(Code that draws figures)
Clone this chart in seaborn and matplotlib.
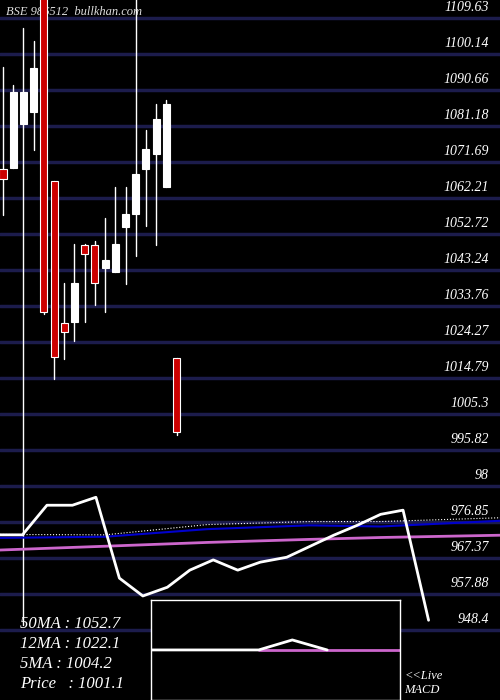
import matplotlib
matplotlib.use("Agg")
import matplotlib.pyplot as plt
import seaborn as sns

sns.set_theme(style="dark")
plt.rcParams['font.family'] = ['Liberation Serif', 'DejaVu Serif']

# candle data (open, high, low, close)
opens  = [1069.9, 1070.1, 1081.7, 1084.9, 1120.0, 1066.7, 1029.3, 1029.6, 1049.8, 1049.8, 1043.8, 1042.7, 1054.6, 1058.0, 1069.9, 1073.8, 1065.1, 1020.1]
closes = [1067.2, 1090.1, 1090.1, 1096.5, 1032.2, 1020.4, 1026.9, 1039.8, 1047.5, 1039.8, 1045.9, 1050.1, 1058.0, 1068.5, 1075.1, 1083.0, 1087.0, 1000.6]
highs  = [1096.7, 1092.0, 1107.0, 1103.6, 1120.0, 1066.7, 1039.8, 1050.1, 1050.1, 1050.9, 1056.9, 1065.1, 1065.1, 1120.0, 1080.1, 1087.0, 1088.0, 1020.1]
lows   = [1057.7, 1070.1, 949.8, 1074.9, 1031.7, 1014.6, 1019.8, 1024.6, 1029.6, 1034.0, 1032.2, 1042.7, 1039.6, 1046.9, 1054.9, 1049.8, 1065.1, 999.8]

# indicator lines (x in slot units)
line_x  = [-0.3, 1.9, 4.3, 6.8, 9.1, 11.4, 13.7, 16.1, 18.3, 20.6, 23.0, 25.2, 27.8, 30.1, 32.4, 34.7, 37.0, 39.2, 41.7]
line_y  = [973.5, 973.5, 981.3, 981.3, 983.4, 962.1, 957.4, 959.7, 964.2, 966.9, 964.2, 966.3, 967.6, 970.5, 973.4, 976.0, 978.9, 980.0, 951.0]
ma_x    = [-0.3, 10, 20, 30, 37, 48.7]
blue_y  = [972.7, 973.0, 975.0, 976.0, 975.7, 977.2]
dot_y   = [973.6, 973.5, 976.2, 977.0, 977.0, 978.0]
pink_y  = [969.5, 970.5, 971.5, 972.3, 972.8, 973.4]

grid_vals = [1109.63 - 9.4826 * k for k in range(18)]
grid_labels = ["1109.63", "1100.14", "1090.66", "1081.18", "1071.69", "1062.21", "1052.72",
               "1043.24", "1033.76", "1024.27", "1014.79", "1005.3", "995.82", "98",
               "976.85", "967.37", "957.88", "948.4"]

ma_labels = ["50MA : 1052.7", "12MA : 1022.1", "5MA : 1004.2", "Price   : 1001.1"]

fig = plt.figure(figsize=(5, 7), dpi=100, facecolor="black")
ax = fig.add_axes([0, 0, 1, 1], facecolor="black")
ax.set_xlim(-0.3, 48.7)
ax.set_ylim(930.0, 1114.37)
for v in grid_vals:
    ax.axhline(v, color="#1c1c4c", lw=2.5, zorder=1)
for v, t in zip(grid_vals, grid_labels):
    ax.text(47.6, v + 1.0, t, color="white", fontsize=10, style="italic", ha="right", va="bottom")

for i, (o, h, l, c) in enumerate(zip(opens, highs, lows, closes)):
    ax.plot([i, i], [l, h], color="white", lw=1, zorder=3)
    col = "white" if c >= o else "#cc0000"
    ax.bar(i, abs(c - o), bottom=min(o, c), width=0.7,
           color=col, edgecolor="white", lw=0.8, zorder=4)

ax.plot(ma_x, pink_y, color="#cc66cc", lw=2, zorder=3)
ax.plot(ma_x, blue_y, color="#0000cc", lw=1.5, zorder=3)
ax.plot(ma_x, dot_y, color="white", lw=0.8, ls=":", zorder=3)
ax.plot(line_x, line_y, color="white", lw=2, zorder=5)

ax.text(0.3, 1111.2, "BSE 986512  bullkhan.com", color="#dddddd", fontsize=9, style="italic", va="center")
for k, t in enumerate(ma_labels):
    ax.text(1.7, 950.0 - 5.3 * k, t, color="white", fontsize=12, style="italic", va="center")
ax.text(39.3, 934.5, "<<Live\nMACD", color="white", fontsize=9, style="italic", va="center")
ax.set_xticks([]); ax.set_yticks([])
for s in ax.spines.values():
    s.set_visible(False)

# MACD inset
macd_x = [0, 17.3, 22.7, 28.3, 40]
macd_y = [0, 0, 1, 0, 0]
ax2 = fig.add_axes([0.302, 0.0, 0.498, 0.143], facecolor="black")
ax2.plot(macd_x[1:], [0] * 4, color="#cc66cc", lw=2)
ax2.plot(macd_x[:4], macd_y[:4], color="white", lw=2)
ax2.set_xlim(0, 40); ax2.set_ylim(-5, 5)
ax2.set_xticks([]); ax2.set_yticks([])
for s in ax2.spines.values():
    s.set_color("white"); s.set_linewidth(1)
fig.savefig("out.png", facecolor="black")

--

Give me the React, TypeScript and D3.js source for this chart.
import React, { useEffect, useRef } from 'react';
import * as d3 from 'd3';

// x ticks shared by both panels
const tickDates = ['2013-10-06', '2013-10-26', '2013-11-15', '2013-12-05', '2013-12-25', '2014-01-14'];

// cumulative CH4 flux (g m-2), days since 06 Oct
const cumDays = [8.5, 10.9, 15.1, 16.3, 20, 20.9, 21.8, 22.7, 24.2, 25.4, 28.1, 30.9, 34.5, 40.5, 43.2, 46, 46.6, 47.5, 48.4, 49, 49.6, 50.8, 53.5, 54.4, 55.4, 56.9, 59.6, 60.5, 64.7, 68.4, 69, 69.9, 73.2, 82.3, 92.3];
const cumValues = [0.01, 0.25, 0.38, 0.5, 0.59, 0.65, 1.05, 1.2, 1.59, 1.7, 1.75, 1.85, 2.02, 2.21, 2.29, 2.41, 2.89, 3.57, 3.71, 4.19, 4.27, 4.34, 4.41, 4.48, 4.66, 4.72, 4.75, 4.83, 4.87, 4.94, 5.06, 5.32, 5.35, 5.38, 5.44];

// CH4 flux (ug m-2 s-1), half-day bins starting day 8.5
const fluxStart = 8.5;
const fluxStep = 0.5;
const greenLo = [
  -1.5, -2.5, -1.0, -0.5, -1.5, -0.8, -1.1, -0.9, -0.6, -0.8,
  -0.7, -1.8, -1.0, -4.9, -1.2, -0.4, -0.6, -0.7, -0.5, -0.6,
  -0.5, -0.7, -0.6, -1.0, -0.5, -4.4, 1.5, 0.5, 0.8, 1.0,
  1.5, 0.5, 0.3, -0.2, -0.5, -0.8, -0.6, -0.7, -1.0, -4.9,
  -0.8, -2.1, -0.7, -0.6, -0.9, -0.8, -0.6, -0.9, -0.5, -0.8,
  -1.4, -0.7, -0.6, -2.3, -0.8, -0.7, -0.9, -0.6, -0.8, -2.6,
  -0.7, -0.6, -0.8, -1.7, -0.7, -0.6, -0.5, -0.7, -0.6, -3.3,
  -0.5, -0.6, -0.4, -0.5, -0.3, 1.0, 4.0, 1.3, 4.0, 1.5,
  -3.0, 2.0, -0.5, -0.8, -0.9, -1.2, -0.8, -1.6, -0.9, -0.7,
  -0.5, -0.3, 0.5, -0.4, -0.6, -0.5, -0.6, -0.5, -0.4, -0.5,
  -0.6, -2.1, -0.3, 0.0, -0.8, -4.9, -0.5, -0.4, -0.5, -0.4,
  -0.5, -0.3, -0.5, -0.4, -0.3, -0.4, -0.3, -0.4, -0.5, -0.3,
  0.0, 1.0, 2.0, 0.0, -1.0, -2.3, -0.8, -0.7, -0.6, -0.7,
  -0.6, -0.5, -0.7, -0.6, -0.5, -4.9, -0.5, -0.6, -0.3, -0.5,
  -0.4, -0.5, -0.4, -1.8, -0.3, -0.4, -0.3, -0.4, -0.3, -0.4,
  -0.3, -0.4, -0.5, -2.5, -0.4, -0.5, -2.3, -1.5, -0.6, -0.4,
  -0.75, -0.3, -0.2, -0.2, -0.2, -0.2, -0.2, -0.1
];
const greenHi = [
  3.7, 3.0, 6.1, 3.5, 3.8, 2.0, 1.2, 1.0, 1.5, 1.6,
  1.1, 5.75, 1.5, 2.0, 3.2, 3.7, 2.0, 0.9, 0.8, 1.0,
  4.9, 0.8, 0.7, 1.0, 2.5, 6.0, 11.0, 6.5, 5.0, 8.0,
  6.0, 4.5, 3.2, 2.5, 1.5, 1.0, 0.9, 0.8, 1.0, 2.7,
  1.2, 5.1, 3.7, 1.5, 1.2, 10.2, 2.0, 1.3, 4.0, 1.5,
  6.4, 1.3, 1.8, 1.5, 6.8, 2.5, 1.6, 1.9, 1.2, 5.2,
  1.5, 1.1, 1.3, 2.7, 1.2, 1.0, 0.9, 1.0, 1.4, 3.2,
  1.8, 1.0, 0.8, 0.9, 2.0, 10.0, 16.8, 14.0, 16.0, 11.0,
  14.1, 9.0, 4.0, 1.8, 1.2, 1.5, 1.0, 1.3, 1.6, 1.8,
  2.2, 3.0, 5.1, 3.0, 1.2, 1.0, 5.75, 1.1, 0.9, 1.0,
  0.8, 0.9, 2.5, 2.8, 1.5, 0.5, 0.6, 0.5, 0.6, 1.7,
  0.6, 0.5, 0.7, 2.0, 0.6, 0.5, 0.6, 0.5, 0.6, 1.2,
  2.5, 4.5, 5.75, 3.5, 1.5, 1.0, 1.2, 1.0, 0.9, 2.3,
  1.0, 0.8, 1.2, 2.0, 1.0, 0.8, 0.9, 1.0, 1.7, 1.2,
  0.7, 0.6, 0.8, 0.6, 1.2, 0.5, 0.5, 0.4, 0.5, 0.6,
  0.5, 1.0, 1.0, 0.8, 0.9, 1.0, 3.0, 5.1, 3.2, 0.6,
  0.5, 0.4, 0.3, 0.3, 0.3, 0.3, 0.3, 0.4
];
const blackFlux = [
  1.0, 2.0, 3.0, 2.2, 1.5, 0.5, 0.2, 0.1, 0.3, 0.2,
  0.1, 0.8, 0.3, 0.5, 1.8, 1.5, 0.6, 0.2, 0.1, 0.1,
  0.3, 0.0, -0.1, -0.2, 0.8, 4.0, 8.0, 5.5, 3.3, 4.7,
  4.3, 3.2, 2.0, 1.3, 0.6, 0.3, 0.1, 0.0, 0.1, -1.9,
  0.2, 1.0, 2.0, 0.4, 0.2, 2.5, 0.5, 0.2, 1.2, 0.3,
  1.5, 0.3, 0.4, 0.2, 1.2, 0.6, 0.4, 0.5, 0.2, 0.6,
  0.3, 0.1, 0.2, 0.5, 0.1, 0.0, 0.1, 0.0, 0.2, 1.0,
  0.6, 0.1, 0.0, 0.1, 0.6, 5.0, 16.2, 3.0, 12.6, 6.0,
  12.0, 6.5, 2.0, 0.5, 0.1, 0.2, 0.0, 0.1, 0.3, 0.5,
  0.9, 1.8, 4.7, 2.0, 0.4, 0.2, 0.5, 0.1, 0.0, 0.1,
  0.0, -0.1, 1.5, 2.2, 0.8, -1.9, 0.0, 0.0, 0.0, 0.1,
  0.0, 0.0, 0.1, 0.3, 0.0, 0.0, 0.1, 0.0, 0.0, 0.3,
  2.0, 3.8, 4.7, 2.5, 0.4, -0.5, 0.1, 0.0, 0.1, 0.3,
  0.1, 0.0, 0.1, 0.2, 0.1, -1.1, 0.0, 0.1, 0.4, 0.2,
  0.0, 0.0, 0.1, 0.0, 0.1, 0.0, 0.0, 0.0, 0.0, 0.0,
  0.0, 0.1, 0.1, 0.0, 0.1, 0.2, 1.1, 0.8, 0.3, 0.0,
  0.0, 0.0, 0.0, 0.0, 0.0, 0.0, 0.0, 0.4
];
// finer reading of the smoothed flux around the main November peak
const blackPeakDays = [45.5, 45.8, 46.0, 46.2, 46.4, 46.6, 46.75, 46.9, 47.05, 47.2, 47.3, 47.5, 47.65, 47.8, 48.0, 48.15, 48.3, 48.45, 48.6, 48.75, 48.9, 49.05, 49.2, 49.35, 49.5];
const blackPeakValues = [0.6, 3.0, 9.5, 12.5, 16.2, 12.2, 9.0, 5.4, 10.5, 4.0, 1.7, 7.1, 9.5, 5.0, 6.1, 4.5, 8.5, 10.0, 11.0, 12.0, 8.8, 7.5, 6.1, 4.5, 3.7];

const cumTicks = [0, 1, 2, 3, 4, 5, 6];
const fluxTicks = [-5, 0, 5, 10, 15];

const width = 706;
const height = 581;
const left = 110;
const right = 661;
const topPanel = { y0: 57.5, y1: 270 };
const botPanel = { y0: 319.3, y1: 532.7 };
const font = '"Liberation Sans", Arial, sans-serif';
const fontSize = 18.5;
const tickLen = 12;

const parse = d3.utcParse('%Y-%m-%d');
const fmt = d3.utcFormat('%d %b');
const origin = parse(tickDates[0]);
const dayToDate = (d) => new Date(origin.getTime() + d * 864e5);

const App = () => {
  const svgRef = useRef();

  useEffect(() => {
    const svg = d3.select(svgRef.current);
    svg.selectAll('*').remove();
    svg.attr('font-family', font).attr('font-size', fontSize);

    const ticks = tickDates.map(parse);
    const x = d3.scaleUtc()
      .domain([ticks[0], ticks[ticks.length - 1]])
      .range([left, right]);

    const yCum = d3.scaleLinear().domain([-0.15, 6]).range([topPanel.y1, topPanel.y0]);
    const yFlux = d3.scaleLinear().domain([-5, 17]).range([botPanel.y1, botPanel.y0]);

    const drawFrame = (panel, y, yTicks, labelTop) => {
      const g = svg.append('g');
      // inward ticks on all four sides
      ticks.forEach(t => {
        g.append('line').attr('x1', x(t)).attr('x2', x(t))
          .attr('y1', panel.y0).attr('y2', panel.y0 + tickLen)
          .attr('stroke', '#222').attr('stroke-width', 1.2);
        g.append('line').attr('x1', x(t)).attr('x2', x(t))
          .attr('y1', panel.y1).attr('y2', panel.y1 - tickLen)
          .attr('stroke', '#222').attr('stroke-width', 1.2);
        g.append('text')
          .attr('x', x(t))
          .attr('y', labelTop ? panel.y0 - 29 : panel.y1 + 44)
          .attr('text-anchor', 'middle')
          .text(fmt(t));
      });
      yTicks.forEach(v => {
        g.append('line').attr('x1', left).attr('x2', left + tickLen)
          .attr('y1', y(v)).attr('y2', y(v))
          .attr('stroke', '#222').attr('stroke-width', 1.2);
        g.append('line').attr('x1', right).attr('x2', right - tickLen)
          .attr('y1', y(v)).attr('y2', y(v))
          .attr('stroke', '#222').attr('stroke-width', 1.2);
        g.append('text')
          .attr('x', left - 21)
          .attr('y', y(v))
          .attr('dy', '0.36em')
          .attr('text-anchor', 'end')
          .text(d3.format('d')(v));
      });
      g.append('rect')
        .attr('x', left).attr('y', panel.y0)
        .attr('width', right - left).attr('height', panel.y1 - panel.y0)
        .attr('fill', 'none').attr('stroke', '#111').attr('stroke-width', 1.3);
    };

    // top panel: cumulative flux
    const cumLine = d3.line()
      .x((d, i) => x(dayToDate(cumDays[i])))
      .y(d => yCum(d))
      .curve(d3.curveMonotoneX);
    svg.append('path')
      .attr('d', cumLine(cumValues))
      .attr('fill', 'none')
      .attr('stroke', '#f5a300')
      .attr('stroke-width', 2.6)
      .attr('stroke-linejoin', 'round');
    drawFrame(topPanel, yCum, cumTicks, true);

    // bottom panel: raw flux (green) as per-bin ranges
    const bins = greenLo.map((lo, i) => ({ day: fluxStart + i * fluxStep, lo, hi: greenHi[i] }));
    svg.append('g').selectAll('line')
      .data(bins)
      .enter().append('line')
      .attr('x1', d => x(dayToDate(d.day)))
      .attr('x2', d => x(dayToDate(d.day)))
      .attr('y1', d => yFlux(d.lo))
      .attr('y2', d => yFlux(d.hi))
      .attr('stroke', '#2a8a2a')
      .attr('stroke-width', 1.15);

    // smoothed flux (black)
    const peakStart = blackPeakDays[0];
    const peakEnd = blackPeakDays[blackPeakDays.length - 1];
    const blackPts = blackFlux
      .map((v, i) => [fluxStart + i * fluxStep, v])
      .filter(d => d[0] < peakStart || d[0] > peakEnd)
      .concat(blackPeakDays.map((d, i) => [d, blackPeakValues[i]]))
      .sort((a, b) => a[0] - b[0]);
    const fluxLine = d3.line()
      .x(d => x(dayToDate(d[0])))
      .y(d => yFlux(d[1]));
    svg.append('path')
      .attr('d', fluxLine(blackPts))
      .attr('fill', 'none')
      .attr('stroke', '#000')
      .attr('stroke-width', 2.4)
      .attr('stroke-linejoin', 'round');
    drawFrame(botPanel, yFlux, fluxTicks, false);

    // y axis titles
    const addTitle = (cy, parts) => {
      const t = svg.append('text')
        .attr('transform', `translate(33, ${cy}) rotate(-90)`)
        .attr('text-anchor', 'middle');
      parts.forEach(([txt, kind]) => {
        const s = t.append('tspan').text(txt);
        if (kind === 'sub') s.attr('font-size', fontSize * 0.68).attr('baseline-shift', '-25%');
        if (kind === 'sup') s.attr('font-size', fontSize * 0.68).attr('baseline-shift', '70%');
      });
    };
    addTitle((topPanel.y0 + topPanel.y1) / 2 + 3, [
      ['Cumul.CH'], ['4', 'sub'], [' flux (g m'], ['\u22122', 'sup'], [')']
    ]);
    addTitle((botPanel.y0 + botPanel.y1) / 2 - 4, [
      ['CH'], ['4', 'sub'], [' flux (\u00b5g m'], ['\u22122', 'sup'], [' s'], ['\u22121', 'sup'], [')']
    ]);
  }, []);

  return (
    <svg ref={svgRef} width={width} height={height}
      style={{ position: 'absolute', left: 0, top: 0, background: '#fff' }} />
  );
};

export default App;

To be done:
The lines above from the one containing "Give me the" through the one containing "5.35, 5.38, 5.44];" are to be set down exactly, and no others.

Response to this task:
Give me the React, TypeScript and D3.js source for this chart.
import React, { useEffect, useRef } from 'react';
import * as d3 from 'd3';

// x ticks shared by both panels
const tickDates = ['2013-10-06', '2013-10-26', '2013-11-15', '2013-12-05', '2013-12-25', '2014-01-14'];

// cumulative CH4 flux (g m-2), days since 06 Oct
const cumDays = [8.5, 10.9, 15.1, 16.3, 20, 20.9, 21.8, 22.7, 24.2, 25.4, 28.1, 30.9, 34.5, 40.5, 43.2, 46, 46.6, 47.5, 48.4, 49, 49.6, 50.8, 53.5, 54.4, 55.4, 56.9, 59.6, 60.5, 64.7, 68.4, 69, 69.9, 73.2, 82.3, 92.3];
const cumValues = [0.01, 0.25, 0.38, 0.5, 0.59, 0.65, 1.05, 1.2, 1.59, 1.7, 1.75, 1.85, 2.02, 2.21, 2.29, 2.41, 2.89, 3.57, 3.71, 4.19, 4.27, 4.34, 4.41, 4.48, 4.66, 4.72, 4.75, 4.83, 4.87, 4.94, 5.06, 5.32, 5.35, 5.38, 5.44];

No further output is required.